The Christmas season that ended the year, joyfully and perhaps appropriately, was the first highpoint of my time in politics. The Christmas party that was organized by the CPC on Parliament Hill gave Marie and me our first true sense that something big was happening. We were welcomed by everyone we met as contributing members of the Conservative “team”. Words of encouragement abounded. Undertakings to be helpful over the months to come came from ministers and political staff without reserve.

The Christmas party later in the month organized by Carol, her husband Will, and a member of the association who worked for the other two named Eleanor Blackwell was excellent. Notwithstanding there had been no money for pre-writ photos, brochures or newsletters (remember the party said that elections were usually won in the pre-writ period) Carol decided to go for broke on her Christmas party. Ross who brought his wife and grandkids along for gingerbread house construction and other activities somehow found the necessary funds. We had an extremely good turnout and broke even between costs and contributions.
I did not begrudge the Christmas party expenditures. I had attended the provincial level Christmas party hosted by the provincial Progressive Conservative Association just a few days previously. It had been a poorly attended and bottom-basement event that reflected poorly upon the effort people must make in order to represent their riding in parliament (federal or provincial).
Because of the success of the Christmas party, to which I had invited some family members and friends, I headed into the New Year with a sense of optimism about what might lie ahead. The close of year also saw me attend the first of my functions as an aspiring politician.
I had been invited by the Sudanese Canadians through Francis Lebrun, a board member whose attitude towards me and the CPC was more quizzical than supportive, to attend a church function. At the function, on the heels of truly beautiful and moving songs of joy by the church choir and by members in the congregation, I was asked to speak.

While Carol huddled fearfully at the back of the Church (she had not had time to contact the national office or block my way) and Marie looked on in wonderment, I stepped up to the pulpit and spoke about our shared human journey. I began with a reference to where our human species is alleged to have been born, somewhere in Africa, and I matched the Pastor’s words of pride in his – and his congregation’s – now being citizens of Canada with my own pride in being African. I tracked my own origins through the peoples who settled in Europe and then in the Netherlands and concluded with observations upon our shared values in the Christian faith. The importance of Christmas to all Canadians flowed naturally.

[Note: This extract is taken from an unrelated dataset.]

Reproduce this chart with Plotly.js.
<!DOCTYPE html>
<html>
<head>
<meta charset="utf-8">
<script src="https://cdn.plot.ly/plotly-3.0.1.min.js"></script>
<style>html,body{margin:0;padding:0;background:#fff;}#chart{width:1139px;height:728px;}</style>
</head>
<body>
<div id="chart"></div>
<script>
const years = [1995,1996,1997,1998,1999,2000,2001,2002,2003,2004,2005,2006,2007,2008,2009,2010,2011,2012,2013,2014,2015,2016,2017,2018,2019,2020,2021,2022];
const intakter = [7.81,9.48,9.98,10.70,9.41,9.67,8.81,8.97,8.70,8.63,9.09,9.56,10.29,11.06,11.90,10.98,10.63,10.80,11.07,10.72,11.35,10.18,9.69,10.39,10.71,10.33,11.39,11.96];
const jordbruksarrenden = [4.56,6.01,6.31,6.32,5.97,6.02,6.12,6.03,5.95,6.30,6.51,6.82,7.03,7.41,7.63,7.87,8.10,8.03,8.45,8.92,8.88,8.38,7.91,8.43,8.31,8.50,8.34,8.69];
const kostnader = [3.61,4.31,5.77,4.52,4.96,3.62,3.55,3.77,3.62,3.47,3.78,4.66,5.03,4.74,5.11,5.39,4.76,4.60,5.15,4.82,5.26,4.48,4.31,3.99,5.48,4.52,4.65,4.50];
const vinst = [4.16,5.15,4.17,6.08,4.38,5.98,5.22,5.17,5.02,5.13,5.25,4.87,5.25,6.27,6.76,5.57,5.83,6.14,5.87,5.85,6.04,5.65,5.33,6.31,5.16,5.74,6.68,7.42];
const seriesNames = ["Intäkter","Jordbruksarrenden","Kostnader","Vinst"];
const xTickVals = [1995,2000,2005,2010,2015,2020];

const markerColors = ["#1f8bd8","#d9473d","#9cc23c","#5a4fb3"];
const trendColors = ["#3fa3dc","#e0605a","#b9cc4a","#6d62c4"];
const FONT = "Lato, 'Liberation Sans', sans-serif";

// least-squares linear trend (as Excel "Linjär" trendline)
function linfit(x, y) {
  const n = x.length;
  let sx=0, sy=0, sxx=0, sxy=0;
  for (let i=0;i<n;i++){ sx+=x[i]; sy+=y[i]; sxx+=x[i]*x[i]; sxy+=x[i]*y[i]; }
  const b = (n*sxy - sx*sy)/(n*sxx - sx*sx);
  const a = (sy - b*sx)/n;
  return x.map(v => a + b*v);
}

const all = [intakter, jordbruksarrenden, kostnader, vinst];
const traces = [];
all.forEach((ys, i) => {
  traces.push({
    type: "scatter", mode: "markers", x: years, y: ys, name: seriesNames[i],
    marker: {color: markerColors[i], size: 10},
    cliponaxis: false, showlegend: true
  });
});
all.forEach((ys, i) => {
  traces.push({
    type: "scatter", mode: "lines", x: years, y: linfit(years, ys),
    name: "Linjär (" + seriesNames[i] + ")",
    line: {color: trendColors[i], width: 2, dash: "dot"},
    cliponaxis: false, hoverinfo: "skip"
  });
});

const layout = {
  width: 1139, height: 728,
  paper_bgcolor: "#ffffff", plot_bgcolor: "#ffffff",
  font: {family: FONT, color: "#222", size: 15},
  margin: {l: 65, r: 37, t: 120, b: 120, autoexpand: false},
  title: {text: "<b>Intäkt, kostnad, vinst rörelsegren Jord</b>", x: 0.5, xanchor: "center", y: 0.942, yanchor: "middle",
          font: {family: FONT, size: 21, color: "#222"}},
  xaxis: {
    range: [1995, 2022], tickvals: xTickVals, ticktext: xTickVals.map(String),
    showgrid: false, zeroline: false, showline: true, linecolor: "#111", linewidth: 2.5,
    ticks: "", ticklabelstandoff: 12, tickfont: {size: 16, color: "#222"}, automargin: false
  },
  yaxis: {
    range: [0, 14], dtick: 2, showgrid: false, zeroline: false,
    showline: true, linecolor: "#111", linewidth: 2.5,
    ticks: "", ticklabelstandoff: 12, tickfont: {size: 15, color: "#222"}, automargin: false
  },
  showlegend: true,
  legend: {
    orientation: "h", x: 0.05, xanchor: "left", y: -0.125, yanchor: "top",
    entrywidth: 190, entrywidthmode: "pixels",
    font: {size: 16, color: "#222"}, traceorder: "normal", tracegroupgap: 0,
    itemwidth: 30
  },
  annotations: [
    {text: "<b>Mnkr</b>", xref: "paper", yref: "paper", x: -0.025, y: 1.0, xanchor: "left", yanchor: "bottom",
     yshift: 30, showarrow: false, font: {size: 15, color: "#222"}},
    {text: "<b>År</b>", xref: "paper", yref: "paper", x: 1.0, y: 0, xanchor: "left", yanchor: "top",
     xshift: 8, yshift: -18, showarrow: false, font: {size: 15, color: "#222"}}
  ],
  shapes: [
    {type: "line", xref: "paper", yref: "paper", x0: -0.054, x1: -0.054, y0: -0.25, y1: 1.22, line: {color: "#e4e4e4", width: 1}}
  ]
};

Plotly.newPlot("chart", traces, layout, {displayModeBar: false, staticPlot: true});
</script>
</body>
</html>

Marie, I could tell, was impressed by my first foray into public speaking as a politician. She said this when the Pastor asked her to say words of welcome to the gathered assembly. She confirmed this after we returned home. Even Carol was impressed, and doubtlessly relieved that I had not said anything about which the party would have found fault.
For my part, I have never doubted my ability to effectively represent people, principles, and values when called upon to do so. I loved having opportunities to put my capacity for this on display. I have never been the kind of person who orchestrates his or her own way into the limelight. The curious set of circumstances that had made me a candidate for public office was, for me, a stroke of tremendous good fortune.
And now, onto day one of my first full year as a candidate. This was not going to be an easy ride.